À une semaine ou à peu près de l'ouverture du marché des joueurs autonomes dans la Ligue canadienne de football, les Alouettes battent de l'aile.

Ils sont toujours sans entraîneur- chef et leur directeur général Jim Popp a passé plus de temps au cours des dernières semaines à mousser sa candidature pour obtenir un poste quelque part dans la NFL qu'à s'occuper du nid au creux duquel son équipe passe l'hiver. Le plus inquiétant dans cette quête d'entraîneur-chef n'est pas que le poste soit toujours vacant. Mais bien que plusieurs candidats aient levé le nez sur l'offre de diriger les Oiseaux. Chris Jones, ancien coordonnateur défensif des Alouettes, a préféré demeurer avec les Argos plutôt que d'accepter le défi de remplacer Marc Trestman à Montréal. Puisque les Argonauts étant champions de la Coupe Grey, Jones a au moins une bonne raison de vouloir demeurer à Toronto. Mais Mark Washington? Pourquoi le responsable des demis défensifs des Lions de la Colombie-Britannique tourne-til le dos à un poste d'entraîneurchef à Montréal?

Et que dire de Danny Maciocia? Je veux bien croire qu'il soit bienheureux à la tête des Carabins, où il est assis sur un contrat de très longue durée on parle d'une entente de près de 15 ans qui le conduira jusqu'aux portes de la retraite. Mais après avoir conduit les Eskimos d'Edmonton aux grands honneurs, le défi de guider les Alouettes vers leur huitième Coupe Grey devrait peser plus lourd dans l'équation que celui, très noble j'en conviens, de conduire l'Université de Montréal à la coupe Vanier.

Catastrophe anticipée

Comment expliquer que ces trois hommes de football sans oublier Glen Constantin du Rouge et Or de l'Université Laval, Jacques Chapdelaine, coordonnateur offensif des Lions, et peut-être d'autres dont on n'a pas entendu parler aient dit poliment non merci à Jim Popp? Pourquoi tourner le dos à une équipe qui a gagné la Coupe Grey trois fois depuis 2002 et dont la présence en finale de l'Est, voire en grande finale, est presque acquise avant le début de chaque saison, alors qu'on imagine plutôt les candidats jouer du coude pour obtenir ce job prestigieux?
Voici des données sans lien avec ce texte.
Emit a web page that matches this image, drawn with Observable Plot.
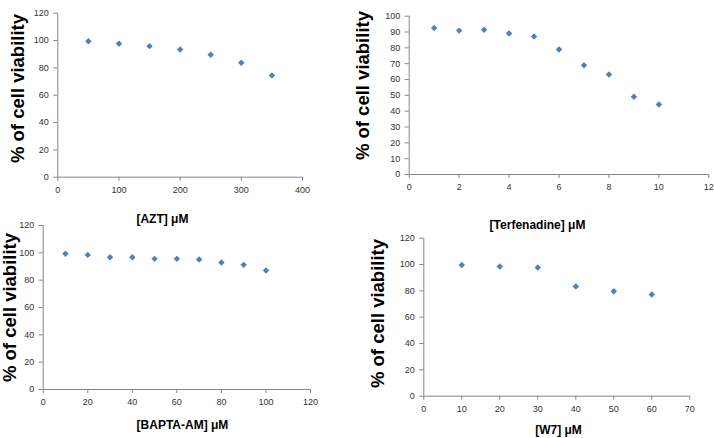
<!DOCTYPE html>
<html><head><meta charset="utf-8">
<script src="https://cdn.jsdelivr.net/npm/d3@7"></script>
<script src="https://cdn.jsdelivr.net/npm/@observablehq/plot@0.6"></script>
<style>
body{margin:0;background:#fff;}
#wrap{position:relative;width:714px;height:438px;overflow:hidden;font-family:Arial,"Liberation Sans",sans-serif;}
#wrap svg{position:absolute;background:transparent;overflow:visible;}
</style></head><body><div id="wrap"></div>
<script>
// ---- data ----
const yLabel = "% of cell viability";

const aztConc = [50, 100, 150, 200, 250, 300, 350];
const aztViability = [99.5, 97.6, 95.9, 93.5, 89.6, 83.8, 74.5];
const aztXTicks = [0, 100, 200, 300, 400];
const aztYTicks = [0, 20, 40, 60, 80, 100, 120];
const aztTitle = "[AZT] μM";

const terfConc = [1, 2, 3, 4, 5, 6, 7, 8, 9, 10];
const terfViability = [92.6, 90.9, 91.4, 89.1, 87.2, 79.0, 69.0, 63.2, 49.1, 44.2];
const terfXTicks = [0, 2, 4, 6, 8, 10, 12];
const terfYTicks = [0, 10, 20, 30, 40, 50, 60, 70, 80, 90, 100];
const terfTitle = "[Terfenadine] μM";

const baptaConc = [10, 20, 30, 40, 50, 60, 70, 80, 90, 100];
const baptaViability = [99.3, 98.5, 96.8, 96.8, 95.6, 95.6, 95.1, 92.9, 91.2, 87.1];
const baptaXTicks = [0, 20, 40, 60, 80, 100, 120];
const baptaYTicks = [0, 20, 40, 60, 80, 100, 120];
const baptaTitle = "[BAPTA-AM] μM";

const w7Conc = [10, 20, 30, 40, 50, 60];
const w7Viability = [99.7, 98.5, 97.7, 83.3, 79.7, 77.2];
const w7XTicks = [0, 10, 20, 30, 40, 50, 60, 70];
const w7YTicks = [0, 20, 40, 60, 80, 100, 120];
const w7Title = "[W7] μM";

// ---- layout ----
const panels = [
  {xs: aztConc, ys: aztViability, xt: aztXTicks, yt: aztYTicks, title: aztTitle,
   left: 0, top: 0, width: 357, height: 232, ml: 57.3, mr: 55, mt: 12.7, mb: 55.3,
   ylDx: -40, ylDy: -6.7, tDx: -17.7, tDy: 42.3},
  {xs: terfConc, ys: terfViability, xt: terfXTicks, yt: terfYTicks, title: terfTitle,
   left: 350, top: 0, width: 364, height: 238, ml: 58.7, mr: 5.7, mt: 15.7, mb: 64,
   ylDx: -45.7, ylDy: -9.8, tDx: -21.5, tDy: 51},
  {xs: baptaConc, ys: baptaViability, xt: baptaXTicks, yt: baptaYTicks, title: baptaTitle,
   left: 0, top: 215, width: 357, height: 223, ml: 42.7, mr: 47, mt: 10, mb: 49,
   ylDx: -32.7, ylDy: 0, tDx: 5.6, tDy: 36},
  {xs: w7Conc, ys: w7Viability, xt: w7XTicks, yt: w7YTicks, title: w7Title,
   left: 350, top: 225, width: 364, height: 213, ml: 73.3, mr: 24.7, mt: 12.7, mb: 42.3,
   ylDx: -45.3, ylDy: -3.7, tDx: 1.7, tDy: 34.3}
];

const axisColor = "#868686";
const labelColor = "#333333";
const dotColor = "#4F81BD";
const wrap = document.getElementById("wrap");

for (const p of panels) {
  const data = p.xs.map((x, i) => ({x, y: p.ys[i]}));
  const xMax = p.xt[p.xt.length - 1];
  const yMax = p.yt[p.yt.length - 1];
  const chart = Plot.plot({
    width: p.width, height: p.height,
    marginLeft: p.ml, marginRight: p.mr, marginTop: p.mt, marginBottom: p.mb,
    style: {fontFamily: "Arial, 'Liberation Sans', sans-serif", background: "transparent", overflow: "visible"},
    x: {domain: [0, xMax]},
    y: {domain: [0, yMax]},
    marks: [
      Plot.ruleX([0], {stroke: axisColor}),
      Plot.ruleY([0], {stroke: axisColor}),
      Plot.axisX(p.xt, {tickSize: 4, tickPadding: 5, fontSize: 9, stroke: axisColor, fill: labelColor, label: null}),
      Plot.axisY(p.yt, {tickSize: 4, tickPadding: 5, fontSize: 9, stroke: axisColor, fill: labelColor, label: null}),
      Plot.dot(data, {x: "x", y: "y", symbol: "diamond2", r: 2.9, fill: dotColor, stroke: null}),
      Plot.text([yLabel], {text: d => d, frameAnchor: "left", rotate: -90, dx: p.ylDx, dy: p.ylDy,
        fontSize: 18.5, fontWeight: "bold", fill: "#000", textAnchor: "middle", lineAnchor: "middle"}),
      Plot.text([p.title], {text: d => d, frameAnchor: "bottom", dx: p.tDx, dy: p.tDy,
        fontSize: 12, fontWeight: "bold", fill: "#000", textAnchor: "middle", lineAnchor: "middle"})
    ]
  });
  chart.style.left = p.left + "px";
  chart.style.top = p.top + "px";
  wrap.appendChild(chart);
}
</script>
</body></html>
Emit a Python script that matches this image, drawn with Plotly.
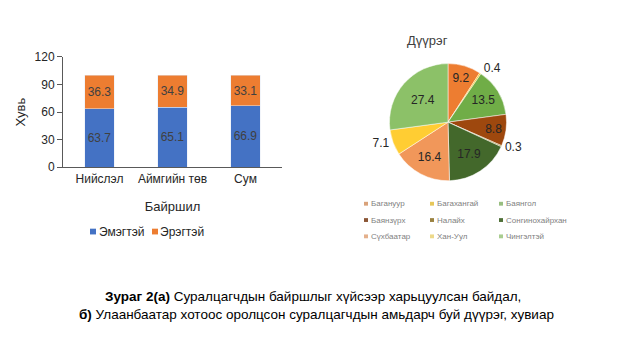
import plotly.graph_objects as go

W, H = 639, 347

# ---- data ----
locations = ["Нийслэл", "Аймгийн төв", "Сум"]
female = [63.7, 65.1, 66.9]
male = [36.3, 34.9, 33.1]
series_names = ["Эмэгтэй", "Эрэгтэй"]
y_ticks = [0, 30, 60, 90, 120]

districts = ["Багануур", "Багахангай", "Баянгол", "Баянзүрх", "Налайх",
             "Сонгинохайрхан", "Сүхбаатар", "Хан-Уул", "Чингэлтэй"]
district_share = [9.2, 0.4, 13.5, 8.8, 0.3, 17.9, 16.4, 7.1, 27.4]

# ---- styles ----
bar_colors = ["#4472C4", "#ED7D31"]
pie_colors = ["#ED7D31", "#FFC000", "#70AD47", "#9E480E", "#997300",
              "#43682B", "#F1975A", "#FFCD33", "#8CC168"]
legend_colors = ["#D9A27A", "#E6C75A", "#98BE80", "#8A5535", "#9A8240",
                 "#4F7038", "#E4B08C", "#EDD98A", "#A9CD90"]
pie_textpos = ["inside", "outside", "inside", "inside", "outside",
               "inside", "inside", "outside", "inside"]

def px(x):
    return x / W

def py(y):
    return 1 - y / H

fig = go.Figure()
for name, vals, col in zip(series_names, [female, male], bar_colors):
    fig.add_trace(go.Bar(
        x=locations, y=vals, name=name, marker_color=col,
        text=[f"{v:.1f}" for v in vals], textposition="inside",
        insidetextanchor="middle", textangle=0,
        textfont=dict(size=12, color="#404040"),
        showlegend=False, cliponaxis=False,
    ))

fig.add_trace(go.Pie(
    labels=districts, values=district_share, sort=False,
    direction="clockwise", rotation=0,
    marker=dict(colors=pie_colors, line=dict(color="white", width=0.5)),
    texttemplate="%{value}", textposition=pie_textpos,
    textfont=dict(size=12, color="#262626"),
    insidetextorientation="horizontal",
    domain=dict(x=[px(387), px(509)], y=[py(181), py(59)]),
    showlegend=False, hoverinfo="label+value",
))

fig.update_layout(
    width=W, height=H, margin=dict(l=0, r=0, t=0, b=0),
    paper_bgcolor="white", plot_bgcolor="white",
    barmode="stack", bargap=0.6,
    font=dict(family="Liberation Sans, Arial", color="#262626"),
    uniformtext=dict(minsize=12, mode="show"),
    xaxis=dict(domain=[px(63), px(282)], showline=True, linecolor="#595959",
               linewidth=1, ticks="", tickfont=dict(size=12, color="#262626"),
               title=dict(text="Байршил", font=dict(size=13, color="#262626"), standoff=17)),
    yaxis=dict(domain=[py(167), py(52)], range=[0, 120], tickvals=y_ticks,
               showline=True, linecolor="#595959", linewidth=1,
               ticks="outside", ticklen=5, tickcolor="#595959",
               showgrid=False, zeroline=False,
               tickfont=dict(size=12, color="#262626"),
               title=dict(text="Хувь", font=dict(size=13, color="#262626"), standoff=6)),
)

annotations = []
shapes = []

# bar legend
bar_leg = [(90, 97), (152, 158)]
for (sx, tx), name, col in zip(bar_leg, series_names, bar_colors):
    shapes.append(dict(type="rect", xref="paper", yref="paper",
                       x0=px(sx), x1=px(sx + 6), y0=py(237), y1=py(231),
                       fillcolor=col, line=dict(width=0)))
    annotations.append(dict(text=name, x=px(tx), y=py(234), xref="paper", yref="paper",
                            xanchor="left", yanchor="middle", showarrow=False,
                            font=dict(size=12, color="#262626")))

# pie title
annotations.append(dict(text="Дүүрэг", x=px(427), y=py(35), xref="paper", yref="paper",
                        xanchor="center", yanchor="middle", showarrow=False,
                        font=dict(size=13, color="#404040")))

# pie legend (3x3 grid)
cols_x = [364, 430, 499]
rows_y = [205, 222, 239]
for i, (name, col) in enumerate(zip(districts, legend_colors)):
    r, c = divmod(i, 3)
    sx, sy = cols_x[c], rows_y[r]
    shapes.append(dict(type="rect", xref="paper", yref="paper",
                       x0=px(sx), x1=px(sx + 4), y0=py(sy + 2), y1=py(sy - 2),
                       fillcolor=col, line=dict(width=0)))
    annotations.append(dict(text=name, x=px(sx + 5), y=py(sy), xref="paper", yref="paper",
                            xanchor="left", yanchor="middle", showarrow=False,
                            font=dict(size=8, color="#7F7F7F")))

# caption
annotations.append(dict(text="<b>Зураг 2(а)</b> Суралцагчдын байршлыг хүйсээр харьцуулсан байдал,",
                        x=px(313), y=py(302), xref="paper", yref="paper",
                        xanchor="center", yanchor="middle", showarrow=False,
                        font=dict(size=13.5, color="black")))
annotations.append(dict(text="<b>б)</b> Улаанбаатар хотоос оролцсон суралцагчдын амьдарч буй дүүрэг, хувиар",
                        x=px(316), y=py(320), xref="paper", yref="paper",
                        xanchor="center", yanchor="middle", showarrow=False,
                        font=dict(size=13.5, color="black")))

fig.update_layout(annotations=annotations, shapes=shapes)
fig.write_html("out.html")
«Peut-être que les Alouettes sont moins solides que vous ne le croyez à Montréal», a lancé un observateur bien au fait des dessus et des dessous de la LCF. Une observation inquiétante. Mais une observation à laquelle on doit donner du poids quand on réalise à quel point le manque de relève autant sur le terrain que dans les bureaux rend les Alouettes vulnérables. Ça doit bien faire deux, trois, cinq ans qu'on se demande ce qui arrivera aux Oiseaux lorsque Antony Calvillo prendra sa retraite. Pourquoi attendre une réponse au lieu de commencer à l'écrire en préparant la relève?

Et les Alouettes feront quoi lorsque Jim Popp réalisera son rêve de travailler dans la NFL? Parce que oui, ça arrivera. Dès qu'il contrôlera un brin ou deux son ego et qu'il comprendra que ce n'est pas parce qu'il est peutêtre trop fort pour la Ligue canadienne qu'il obtiendra un poste de directeur général dans la NFL, Popp aura l'embarras du choix pour un poste de numéro deux dans la grande ligue. Ce qui fera très mal aux Alouettes. Car comme Calvillo derrière la ligne de mêlée, Popp n'a pas de remplaçant prêt à lui succéder.

Les Alouettes ne peuvent perdre Calvillo ou Popp. S'il fallait qu'ils les perdent tous les deux, les Oiseaux ne battraient plus de l'aile. Ils piqueraient tout droit vers la catastrophe. D'où le manque d'empressement des candidats de sauter sur le job d'entraîneur-chef ou d'adjoint à Jim Popp.

Faire-valoir francophones

Marcel Desjardins a préféré aller relancer le football à Ottawa plutôt que de continuer à servir son ancien boss à Montréal en attente du poste de direction qui se libérera un jour. On le comprend très bien. Comme on comprend aussi très bien les Matthieu Proulx, Pierre Vercheval et peut-être Éric Lapointe si les Alouettes lui ont aussi tendu une perche d'y réfléchir à deux fois avant d'accepter un poste dont le ramage est loin d'être aussi beau que le plumage.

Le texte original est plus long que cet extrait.